Implicit in this analysis is that Obama's life experience might not have bred that classic apple-pie American patriotism, which is slightly unfair, but that may, too, be her point: Elections aren't fair, and they often come down to how the voter feels about a candidate which is often decided on points like this. And it's funny that she mentions patriotism on the day when the Rev. Jeremiah Wright story is gearing back up, because it has been said (and I think I heard Ryan Lizza say it first, actually), that the initial Rev. Wright incident was not about race but patriotism, and "God Damn America" and 9/11 chickens coming home to roost. Noonan doesn't even mention Wright (just the Wright brothers) but that part she sees:
This is an opportunity, for Mr. Obama needs an Act II. Act II is hard. Act II is where the promise of Act I is deepened, the plot thickens, and all is teed up for resolution and meaning. Mr. Obama's Act I was: I'm Obama. He enters the scene. Act III will be the convention and acceptance speech. After that a whole new drama begins. But for now he needs Act II. He should make his subject America.
Once again, this may not be fair but by gosh it's true. "I'm Obama" has somehow faltered, and the campaign knows this because they are taking him out of huge rallies and into smaller settings where, as the NYT puts it, "where he is seen talking with people and not at them." Not only that, he's been Kerry'd — he's now somehow become the candidate of arugula while Hillary and McCain are down with the people (that would be the same Hillary who's earned $109 million since 2000 with her husband, the former president, and the same John McCain who used his wife's corporate jet when his campaign was strapped for cash, under a provision in campaign finance law that specifically exempts aircraft owned by a candidate or his family from other jet-chartering requirements). But it's John McCain's campaign that loves to joke about the price of arugula — a vegetable that gets the cover treatment this week in Newsweek. Which means that Obama has a problem.
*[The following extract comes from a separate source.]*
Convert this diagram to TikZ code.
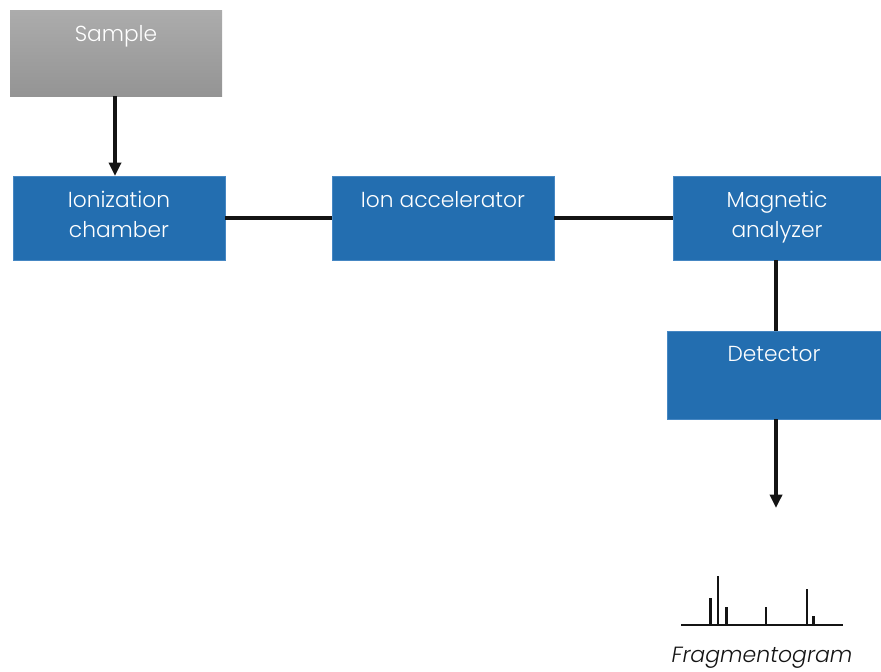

Noonan notes that the questions about his patriotism come not from the absence of a flag pin — now, it seems, the universally-accepted shorthand for wondering if someone is patriotic — and Noonan calls that out as ridiculous, but she still mentions it — but the absence of knowing what his patriotism is made of. Michelle Obama's comment in February that "for the first time" she was proud of her country has had surprising staying power (and recall that that was the first time that Cindy McCain stepped up and took the mike, saying that she was proud of her country). But — the people filling Obama's rallies are consistently the kind that Michelle Obama claimed she wasn't, earlier this month when she noted — angrily — that yeah, she went to Princeton and Harvard but she grew up on the South Side of Chicago. And the kids from Princeton and Harvard waved and cheered, and wore their Abercrombie & Fitch t-shirts.
All of this adds up to a problem — a patriotism problem for the candidate with by far the most diverse American experience. He spoke about it. Remember?
I am the son of a black man from Kenya and a white woman from Kansas. I was raised with the help of a white grandfather who survived a Depression to serve in Patton's Army during World War II and a white grandmother who worked on a bomber assembly line at Fort Leavenworth while he was overseas. I've gone to some of the best schools in America and lived in one of the world's poorest nations. I am married to a black American who carries within her the blood of slaves and slaveowners - an inheritance we pass on to our two precious daughters. I have brothers, sisters, nieces, nephews, uncles and cousins, of every race and every hue, scattered across three continents, and for as long as I live, I will never forget that in no other country on Earth is my story even possible.
That's it. Right there. From that speech that the media loved so much, which landed with such an impact that Mark Jurkowitz from the Project for Excellence in Journalism called it "the week of the speech," tallying up all the coverage and realizing that Obama's speech had just dominated. Dominated in one hell of a week — it was also, recall, the week of the Bear Stearns collapse, and the week of the 5th anniversary of the war. Big week — but that speech was the biggest, with 28% of the week's coverage. The economy got 16%. The war got 10%.
So it shouldn't be hard for the media to remember what Obama actually said in it — and guess what? Nothing in it has changed with the re-emergence of Jeremiah Wright. So Wright disagrees with Obama. Big deal. Doesn't that mean that he's adding to that big Conversation About Race everyone keeps saying we're having? Jeremiah Wright is the biggest red herring in this campaign, because everyone is assuming that his views are important because they may have secretly influenced Obama. Feh. If anything, this latest divergence should put that to rest. To my mind from the very beginning, the only issue about Wright was about what Obama knew of his theology and beliefs when he appointed him to his campaign in an official capacity. Nothing more. "God damn America" is protected speech under the First Amendment, just like flag-burning. Dissent is American, pure and simple, going back to throwing tea overboard in Boston harbor.
All of which brings us back to Peggy Noonan and her pals at Gate 14. They were all really into that speech back in March — it was a huge hit on YouTube, the transcript was the most-emailed story on the New York Times website (and HuffPo) — so it shouldn't be so hard to remind them why they liked it. Obama's patriotism doesn't have to be Wright Brothers and Sutter's Mill, it can be whatever he wants it to be, as simple as looking around and being amazed that he can raise his daughters in a country like this with the blood of slaves and slave owners running through their veins...where they, one day, could grow up and run for president.